_Record excerpts_
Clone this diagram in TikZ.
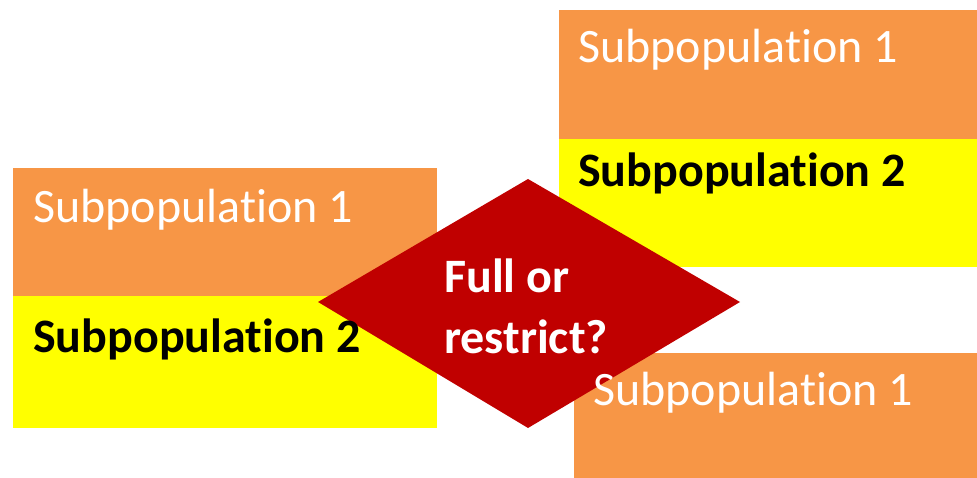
\documentclass[tikz,border=0pt]{standalone}
\usepackage{fontspec}
\setmainfont{Carlito}[Ligatures={NoCommon,NoContextual}]
\definecolor{subA}{HTML}{F79646}
\definecolor{subB}{HTML}{FFFF00}
\definecolor{decide}{HTML}{C00000}
\begin{document}
\begin{tikzpicture}[x=1pt,y=-1pt,
  popbox/.style={rectangle,draw=none,inner sep=0pt,anchor=north west},
  lbl/.style={anchor=base west,inner sep=0pt,font=\fontsize{48}{58}\selectfont},
  lblA/.style={lbl,text=white},
  lblB/.style={lbl,text=black,font=\fontsize{48}{58}\selectfont\bfseries},
  lblD/.style={lbl,text=white,font=\fontsize{48}{58}\selectfont\bfseries}]
\useasboundingbox (0,0) rectangle (977,478);
% left pair of subpopulations
\node[popbox,fill=subA,minimum width=424pt,minimum height=128pt] (l1) at (13,168) {};
\node[popbox,fill=subB,minimum width=424pt,minimum height=132pt] (l2) at (13,296) {};
% upper right pair
\node[popbox,fill=subA,minimum width=418pt,minimum height=129pt] (r1) at (559,10) {};
\node[popbox,fill=subB,minimum width=418pt,minimum height=128pt] (r2) at (559,139) {};
% lower right single subpopulation
\node[popbox,fill=subA,minimum width=403pt,minimum height=125pt] (s1) at (574,353) {};
% decision diamond
\coordinate (dt) at (528,179);
\coordinate (dr) at (740,302);
\coordinate (db) at (528,428);
\coordinate (dl) at (318,302);
\fill[decide] (dt) -- (dr) -- (db) -- (dl) -- cycle;
% labels
\node[lblA] (l1t) at (33,223) {Subpopulation 1};
\node[lblB] (l2t) at (33,352) {Subpopulation 2};
\node[lblA] (r1t) at (578,63) {Subpopulation 1};
\node[lblB] (r2t) at (578,187) {Subpopulation 2};
\node[lblA] (s1t) at (593,405) {Subpopulation 1};
\node[lblD] (dq1) at (444,293) {Full or};
\node[lblD] (dq2) at (444,353) {restrict?};
\end{tikzpicture}
\end{document}
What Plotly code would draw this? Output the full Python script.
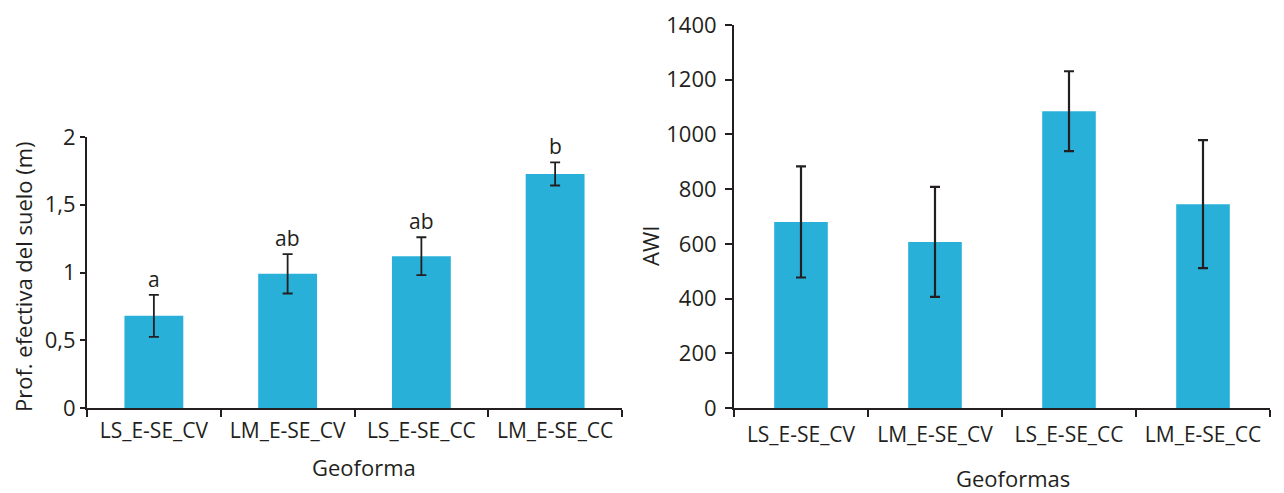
import plotly.graph_objects as go

categories = ["LS_E-SE_CV", "LM_E-SE_CV", "LS_E-SE_CC", "LM_E-SE_CC"]
prof_values = [0.68, 0.99, 1.12, 1.727]
prof_errors = [0.155, 0.145, 0.14, 0.085]
prof_letters = ["a", "ab", "ab", "b"]
awi_values = [680, 607, 1085, 745]
awi_errors = [203, 201, 146, 234]
prof_tickvals = [0, 0.5, 1, 1.5, 2]
prof_ticktext = ["0", "0,5", "1", "1,5", "2"]
awi_tickvals = [0, 200, 400, 600, 800, 1000, 1200, 1400]
awi_ticktext = ["0", "200", "400", "600", "800", "1000", "1200", "1400"]

BAR = "#29B0D9"
INK = "#231F20"
FONT = "Open Sans"

# page body has an 8px margin: figure is sized to fit the viewport
OFF = 8
W, H = 1284 - OFF, 493 - OFF


def px(X):
    return (X - OFF) / W


def py(Y):
    return (493 - Y) / H


fig = go.Figure()
fig.add_trace(go.Bar(
    x=categories, y=prof_values, marker=dict(color=BAR, line=dict(width=0)),
    width=0.44,
    error_y=dict(type="data", array=prof_errors, visible=True, color=INK, thickness=1.8, width=5),
    xaxis="x", yaxis="y", showlegend=False))
fig.add_trace(go.Bar(
    x=categories, y=awi_values, marker=dict(color=BAR, line=dict(width=0)),
    width=0.4,
    error_y=dict(type="data", array=awi_errors, visible=True, color=INK, thickness=2.2, width=5),
    xaxis="x2", yaxis="y2", showlegend=False))

axis_common = dict(showline=True, linecolor=INK, linewidth=2, showgrid=False, zeroline=False,
                   ticks="outside", tickcolor=INK, tickwidth=2, automargin=False)

fig.update_layout(
    width=W, height=H,
    margin=dict(l=0, r=0, t=0, b=0),
    paper_bgcolor="white", plot_bgcolor="white",
    font=dict(family=FONT, color=INK),
    xaxis=dict(domain=[px(87), px(622)], anchor="y", tickson="boundaries", ticklen=7,
               tickfont=dict(size=21), ticklabelstandoff=3, **axis_common),
    yaxis=dict(domain=[py(408), py(137)], anchor="x", range=[0, 2], ticklen=5,
               tickvals=prof_tickvals, ticktext=prof_ticktext, tickfont=dict(size=22),
               ticklabelstandoff=0, **axis_common),
    xaxis2=dict(domain=[px(734), px(1270)], anchor="y2", tickson="boundaries", ticklen=7,
                tickfont=dict(size=21), ticklabelstandoff=7, **axis_common),
    yaxis2=dict(domain=[py(408), py(25)], anchor="x2", range=[0, 1400], ticklen=7,
                tickvals=awi_tickvals, ticktext=awi_ticktext, tickfont=dict(size=22),
                ticklabelstandoff=4, **axis_common),
)

annotations = []
for c, v, e, l in zip(categories, prof_values, prof_errors, prof_letters):
    annotations.append(dict(x=c, y=v + e, xref="x", yref="y", text=l, showarrow=False,
                            xanchor="center", yanchor="bottom", yshift=0,
                            font=dict(size=21, color=INK)))
title_common = dict(xref="paper", yref="paper", showarrow=False,
                    xanchor="center", yanchor="middle")
annotations += [
    dict(text="Prof. efectiva del suelo (m)", x=px(23), y=py(277), textangle=-90,
         font=dict(size=22, color=INK), **title_common),
    dict(text="AWI", x=px(650), y=py(246), textangle=-90,
         font=dict(size=22, color=INK), **title_common),
    dict(text="Geoforma", x=px(364), y=py(467),
         font=dict(size=22, color=INK), **title_common),
    dict(text="Geoformas", x=px(1013), y=py(478),
         font=dict(size=22, color=INK), **title_common),
]
fig.update_layout(annotations=annotations)

fig.write_html("out.html")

_Exercise_
Where a line holds "this", copy that line.

_Task response_
Clone this diagram in TikZ.
What Plotly code would draw this? Output the full Python script.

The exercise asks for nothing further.